3) Put all your scripts and primary data into Subversion or equivalent source control system
This solves two problems at once: how to ensure a copy of all your useful scripts on each server you work with and your personal machine. It is also the answer to how to keep a distributed backup of all your work.
Put primary data sources in Subversion, but add your results directory to ‘.svnignore’ so you don’t store analysis which can be re-constructed easily by your scripts.
Subversion is just an example, you might prefer git or bazaar or some other fangled system. It doesn’t matter so much what you use but that you use it.
4) Write your scripts for the guy in ‘Momento’
You remember the guy that can’t remember anything older than about 5 minutes ago. That’s you.
Make your scripts parse the command-line properly and output a friendly message when you run it with no arguments. Use a consistent scheme for input and output, either using command-line flags like “–in” and “–out”, or make all your scripts use redirection. Try not to mix different schemes.
Put a README in the directory to remind you of the order you run the scripts, and any environment variables or other gotchas when running.
5) Be able to work effectively on both your laptop as well as a server
Install a desktop environment similar to your server environment (probably Linux), and enough on your laptop so you can develop stand-alone.
That way when you are at the airport or on a plane or train, in a tedious seminar you can’t get out of, or when your Internet connection has gone down you can can still get some work done. Point 3) helps with that.

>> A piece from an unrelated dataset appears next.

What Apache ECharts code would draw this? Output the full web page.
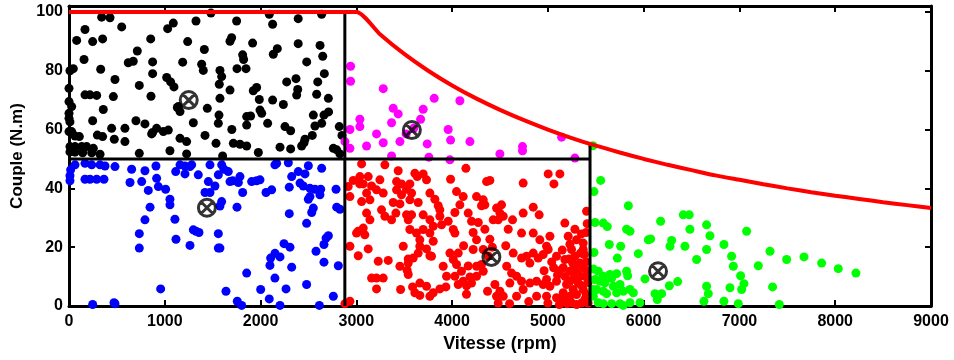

6) Split scripts by task, and allow check-points
There is nothing more annoying than a script that takes a week to run crapping out in the last few minutes due to a bug and there being no way to restart the analysis except from the beginning. Break down tasks into modules, write a separate script for each part of the analysis, and make it so you can start from any point in your analysis pipeline.
7) Beware the “ultimate system” which solves everything
An error that affects newbies and experienced bioinformaticians alike, in my experience. In your mind there is a gleaming, shiny “system” that can solve all known bioinformatics problems. It probably has an elaborate web interface, RPC bindings, a fully normalised RDBMS and probably a full Turing AI as well. This system will never exist. Don’t start building it. Resist.
Instead build something that does something useful NOW, document it, release it and move on. If the thing you built is really useful to someone else you will start getting emails. Then you can start extending it, if necessary!
Like all advice, it is easier to dish out than to take, particularly the last one!